The Seoul Korea Temple is the 37th operating temple of the Church of Jesus Christ of Latter-day Saints (LDS Church).

History
The first member of the church in South Korea was baptized in 1951. At that time Korea was in the midst of a war against Communist armies, with the UN intervening. Latter-day Saint servicemen from the United States were the first to bring the LDS Church's teachings to the area.

The first church's missionaries arrived in South Korea in 1954. Some years later, church apostle Boyd K. Packer was assigned to travel to South Korea and find a place in which to build a temple. After considering several locations, Packer eventually chose the property which the church had purchased almost two decades earlier. In 1981, the announcement was made for a temple in Seoul.

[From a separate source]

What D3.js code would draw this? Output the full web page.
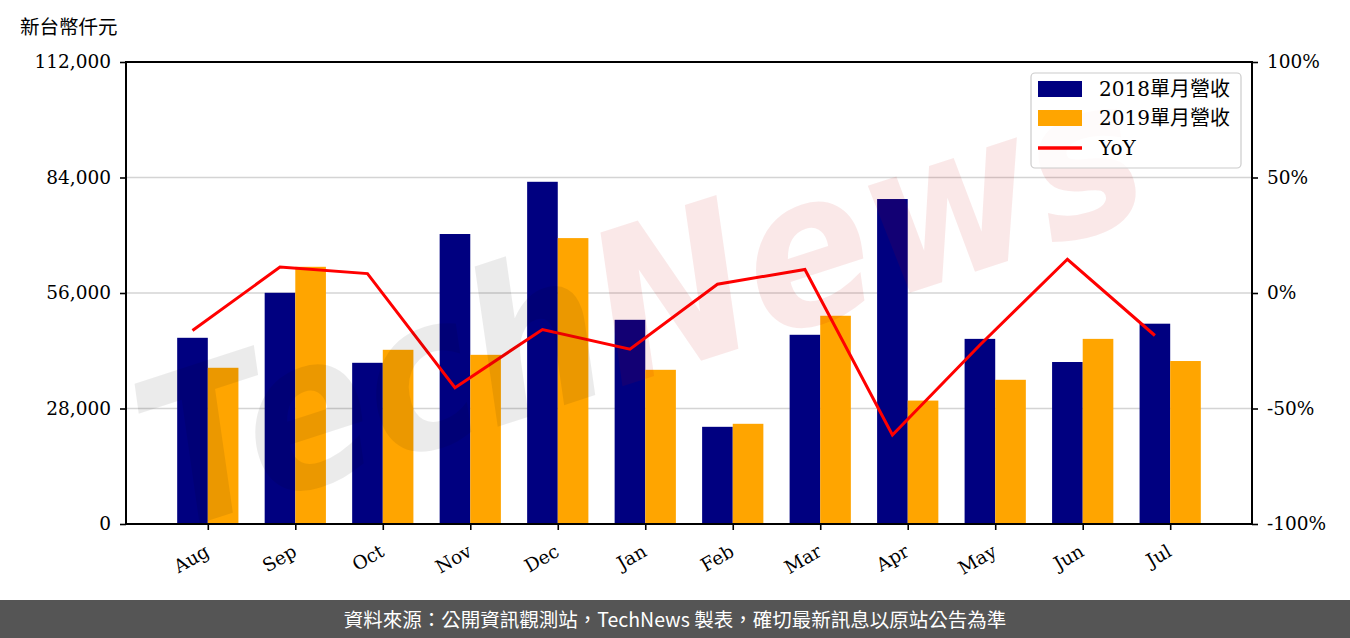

Gordon B. Hinckley, of the church's First Presidency, dedicated the Seoul Korea Temple on December 14, 1985. The temple's walls feature Korean granite with six white spires. A traditional, tiled "hundred-year roof" gives the temple a uniquely Korean appearance. Inside, the temple is decorated with delicate brush paintings, intricate wooden molding, silk wall coverings, gold leaf, dome chandeliers, and white lacquer furniture inlaid with mother of pearl.

After the temple was dedicated, a subway system was built in conjunction with the 1988 Summer Olympics in Seoul. The system included a line that ended right at the base of the hill upon which the temple was built, making the temple even more accessible for church members.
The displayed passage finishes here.